Saturday, February 13, 2016

Suspected mountain lion turned out to be a cheetah archery target

Park rangers dispelled reports of a possible mountain lion sighting near the Turkey Creek Trail at Emma Long Metropolitan Park in in northwest Austin, Texas, when they discovered on Wednesday that the animal was actually a three-dimensional archery target from the nearby Austin Archery Club - of a cheetah.

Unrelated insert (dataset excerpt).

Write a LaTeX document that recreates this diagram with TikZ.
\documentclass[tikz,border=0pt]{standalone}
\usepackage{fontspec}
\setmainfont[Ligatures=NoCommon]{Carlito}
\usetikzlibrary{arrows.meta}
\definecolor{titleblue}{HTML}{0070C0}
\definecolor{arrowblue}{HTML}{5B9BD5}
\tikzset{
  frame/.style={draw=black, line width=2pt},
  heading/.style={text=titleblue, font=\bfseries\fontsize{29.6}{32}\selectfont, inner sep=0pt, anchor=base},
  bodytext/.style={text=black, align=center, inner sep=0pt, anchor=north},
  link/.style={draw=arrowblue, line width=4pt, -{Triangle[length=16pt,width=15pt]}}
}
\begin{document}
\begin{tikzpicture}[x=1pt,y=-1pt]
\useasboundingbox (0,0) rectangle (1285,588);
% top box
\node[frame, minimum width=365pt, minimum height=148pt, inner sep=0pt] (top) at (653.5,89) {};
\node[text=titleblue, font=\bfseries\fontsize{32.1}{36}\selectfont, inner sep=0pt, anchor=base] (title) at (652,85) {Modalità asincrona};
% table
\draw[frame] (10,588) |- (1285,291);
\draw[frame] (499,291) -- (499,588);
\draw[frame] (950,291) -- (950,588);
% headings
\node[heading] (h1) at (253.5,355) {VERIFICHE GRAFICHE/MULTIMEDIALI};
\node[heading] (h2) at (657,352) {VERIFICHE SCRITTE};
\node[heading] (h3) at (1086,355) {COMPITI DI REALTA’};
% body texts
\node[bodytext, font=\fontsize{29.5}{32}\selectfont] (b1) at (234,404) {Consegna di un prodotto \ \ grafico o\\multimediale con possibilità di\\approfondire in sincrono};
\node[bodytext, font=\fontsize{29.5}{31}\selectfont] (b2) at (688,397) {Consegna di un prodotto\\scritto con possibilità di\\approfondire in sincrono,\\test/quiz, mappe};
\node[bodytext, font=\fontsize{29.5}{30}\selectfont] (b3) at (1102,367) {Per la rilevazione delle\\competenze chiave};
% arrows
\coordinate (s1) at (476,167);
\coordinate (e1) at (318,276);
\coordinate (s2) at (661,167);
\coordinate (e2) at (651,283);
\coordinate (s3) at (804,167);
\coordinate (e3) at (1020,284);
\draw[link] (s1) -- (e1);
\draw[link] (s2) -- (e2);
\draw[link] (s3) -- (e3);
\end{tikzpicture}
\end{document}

It appears from the witness statement that the hikers wandered off the trail into an unauthorised and hiking-prohibited area,” said Shelley Parks, public information specialist for the Austin Parks and Recreation Department. Rangers investigated after several hikers reported spotting a large mountain lion at the park off City Park Road just after noon on Sunday. “It was huge. We thought it was a full-on lion at first,” said Michael Law, who was hiking with his wife and two dogs at the top of a mesa when they saw the creature.

“It was the biggest thing, like a Great Dane but twice as heavy.” Law said the animal had a long tail and light fur with darker patches. It was standing still and appeared to be looking at something else. “We both did a double take and slowly backed up and then ran for our lives,” he said. “I think we ran 4 miles at a 7-minute pace. It was nuts.” Law said they were hiking on a path and didn’t see any signs warning that they were near an archery range. “We were on a well-beaten path that looked like it was made for Turkey Creek,” he said. “It wasn’t like we were jumping through bushes and cobwebs.”

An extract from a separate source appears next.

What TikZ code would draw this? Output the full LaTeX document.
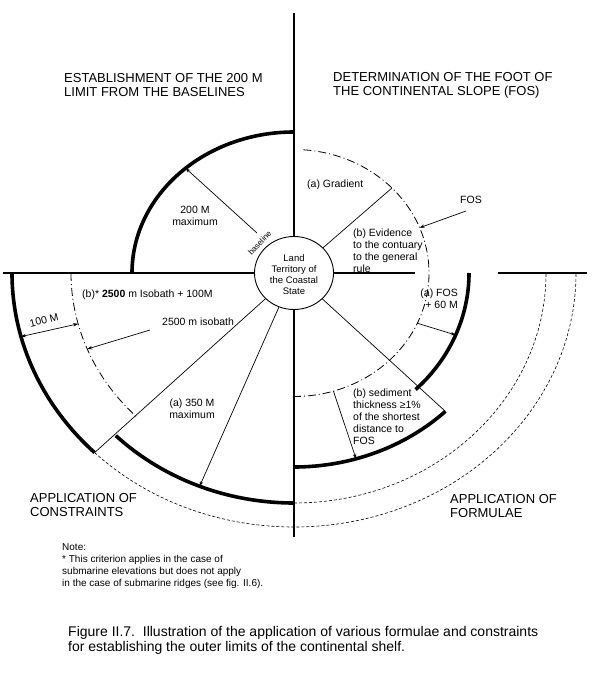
\documentclass[tikz,border=0pt]{standalone}
\usepackage{fontspec}
\setmainfont{Liberation Sans}
\usetikzlibrary{arrows.meta,shapes.geometric}
\begin{document}
\begin{tikzpicture}[x=1pt,y=1pt,
  axis/.style={line width=1.8pt},
  heavy/.style={line width=3.6pt},
  thinline/.style={line width=0.7pt},
  dashdot/.style={line width=0.8pt, dash pattern=on 8pt off 3pt on 1pt off 3pt},
  dashthin/.style={line width=0.6pt, dash pattern=on 3pt off 2pt},
  arr/.style={thinline,-{Stealth[length=5pt,width=3.5pt]}},
  darr/.style={thinline,{Stealth[length=5pt,width=3.5pt]}-{Stealth[length=5pt,width=3.5pt]}},
  head/.style={font=\fontsize{13}{14}\selectfont, align=left, anchor=west, inner sep=0},
  lab/.style={font=\fontsize{10.5}{12}\selectfont, align=left, inner sep=0},
]
\useasboundingbox (0,0) rectangle (610,-677);
\fill[white] (0,0) rectangle (610,-677);

\coordinate (C) at (294,-273);
\node[draw, ellipse, line width=0.9pt, minimum width=79pt, minimum height=73pt, inner sep=0pt] (land) at (294,-273) {};
\node[font=\fontsize{9.5}{11}\selectfont, align=center, inner sep=0pt] (landtext) at (294,-275)
  {Land\\Territory of\\the Coastal\\State};
\node[font=\fontsize{8}{8}\selectfont, inner sep=0pt, rotate=47] (basel) at ([shift={(137:47pt and 44pt)}]C) {baseline};

% axes
\coordinate (vtop) at (294,-13);
\coordinate (vbot) at (294,-537);
\coordinate (hleft) at (3,-273);
\coordinate (hr1) at (415,-273);
\coordinate (hr2) at (498,-273);
\coordinate (hr3) at (587,-273);
\draw[axis] (vtop) -- (land);
\draw[axis] (land) -- (vbot);
\draw[axis] (hleft) -- (land);
\draw[axis] (land) -- (hr1);
\draw[axis] (hr2) -- (hr3);

% upper left: 200 M limit
\draw[heavy] ([shift={(180:162pt and 141pt)}]C) arc[start angle=180, end angle=90, x radius=162pt, y radius=141pt];
\coordinate (b200) at (257,-233);
\coordinate (t200) at ([shift={(132:162pt and 141pt)}]C);
\draw[arr] (b200) -- (t200);
\node[lab, align=center] (l200) at (195,-216) {200 M\\maximum};

% upper right: FOS
\draw[dashdot] ([shift={(86:135pt and 123.5pt)}]C) arc[start angle=86, end angle=-90, x radius=135pt, y radius=123.5pt];
\coordinate (grad) at ([shift={(43.5:135pt and 123.5pt)}]C);
\draw[thinline] (land) -- (grad);
\node[lab, anchor=west] (lgrad) at (307,-185) {(a) Gradient};
\node[lab, anchor=west] (levid) at (353,-251) {(b) Evidence\\to the contuary\\to the general\\rule};
\node[lab] (lfos) at (471,-200) {FOS};
\coordinate (fosA) at (466,-211);
\coordinate (fosB) at ([shift={(21.5:135pt and 123.5pt)}]C);
\draw[arr] (fosA) -- (fosB);

% lower right: formulae
\draw[heavy] ([shift={(0:175pt and 162pt)}]C) arc[start angle=0, end angle=-46, x radius=175pt, y radius=162pt];
\node[lab, align=right, anchor=east] (l60) at (458,-299) {(a) FOS\\+ 60 M};
\coordinate (s60) at ([shift={(-24:135pt and 123.5pt)}]C);
\coordinate (e60) at ([shift={(-22.5:175pt and 162pt)}]C);
\draw[arr] (s60) -- (e60);
\draw[heavy] ([shift={(270:216pt and 194pt)}]C) arc[start angle=270, end angle=314.5, x radius=216pt, y radius=194pt];
\coordinate (sedend) at ([shift={(-45.5:216pt and 194pt)}]C);
\draw[thinline] (land) -- (sedend);
\coordinate (ssed) at ([shift={(-73:135pt and 123.5pt)}]C);
\coordinate (esed) at ([shift={(-73.3:216pt and 194pt)}]C);
\draw[arr] (ssed) -- (esed);
\node[lab, anchor=west] (lsed) at (353,-416.5) {(b) sediment\\thickness ≥1\%\\of the shortest\\distance to\\FOS};

% lower left: constraints
\draw[heavy] ([shift={(180:282pt and 254pt)}]C) arc[start angle=180, end angle=225, x radius=282pt, y radius=254pt];
\draw[dashthin] ([shift={(225:282pt and 254pt)}]C) arc[start angle=225, end angle=360, x radius=282pt, y radius=254pt];
\draw[heavy] ([shift={(225:252pt and 230pt)}]C) arc[start angle=225, end angle=270, x radius=252pt, y radius=230pt];
\draw[dashthin] ([shift={(270:252pt and 230pt)}]C) arc[start angle=270, end angle=360, x radius=252pt, y radius=230pt];
\draw[dashdot] ([shift={(180:223pt and 203pt)}]C) arc[start angle=180, end angle=225, x radius=223pt, y radius=203pt];
\coordinate (ll1) at ([shift={(225:282pt and 254pt)}]C);
\draw[thinline] (land) -- (ll1);
\coordinate (a350) at ([shift={(248:252pt and 230pt)}]C);
\draw[arr] (land) -- (a350);
\node[lab, align=center] (l350) at (192,-409) {(a) 350 M\\maximum};
\coordinate (m100o) at ([shift={(194.5:282pt and 254pt)}]C);
\coordinate (m100i) at ([shift={(194.5:223pt and 203pt)}]C);
\draw[darr] (m100i) -- (m100o);
\node[lab, rotate=14] (l100) at (44,-320) {100 M};
\node[lab, anchor=west] (lb) at (82,-295) {(b)* \textbf{2500} m Isobath + 100M};
\node[lab, anchor=west] (liso) at (162,-322) {2500 m isobath};
\coordinate (isoA) at (150,-330);
\coordinate (isoB) at ([shift={(202:223pt and 203pt)}]C);
\draw[arr] (isoA) -- (isoB);

% headings
\node[head] (h1) at (64,-85) {ESTABLISHMENT OF THE 200 M\\LIMIT FROM THE BASELINES};
\node[head] (h2) at (333,-85) {DETERMINATION OF THE FOOT OF\\THE CONTINENTAL SLOPE (FOS)};
\node[head] (h3) at (30,-505.5) {APPLICATION OF\\CONSTRAINTS};
\node[head] (h4) at (450,-506) {APPLICATION OF\\FORMULAE};

% note and caption
\node[anchor=west, font=\fontsize{10}{12}\selectfont, align=left, inner sep=0] (note) at (62,-566)
  {Note:\\* This criterion applies in the case of\\submarine elevations but does not apply\\in the case of submarine ridges (see fig. II.6).};
\node[anchor=west, font=\fontsize{14}{15}\selectfont, align=left, inner sep=0] (cap) at (68,-640)
  {Figure II.7.\ \ Illustration of the application of various formulae and constraints\\for establishing the outer limits of the continental shelf.};
\end{tikzpicture}
\end{document}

Austin parks officials investigating the reports found tracks, but were unsure whether a large dog or a mountain lion made them. They advised hikers in the area to stay alert, and to pick up small children and back slowly away if they spotted the animal. On Wednesday, they found the target. Mountain lions do live in Texas, but are rarely found in densely populated areas. They can measure up to 7 feet long. Males typically weigh 100 to 150 pounds; females weigh 55 to 100 pounds. They are generally secretive, and they are most active in the morning, evening and at night. A single male’s range can cover up to 200 square miles.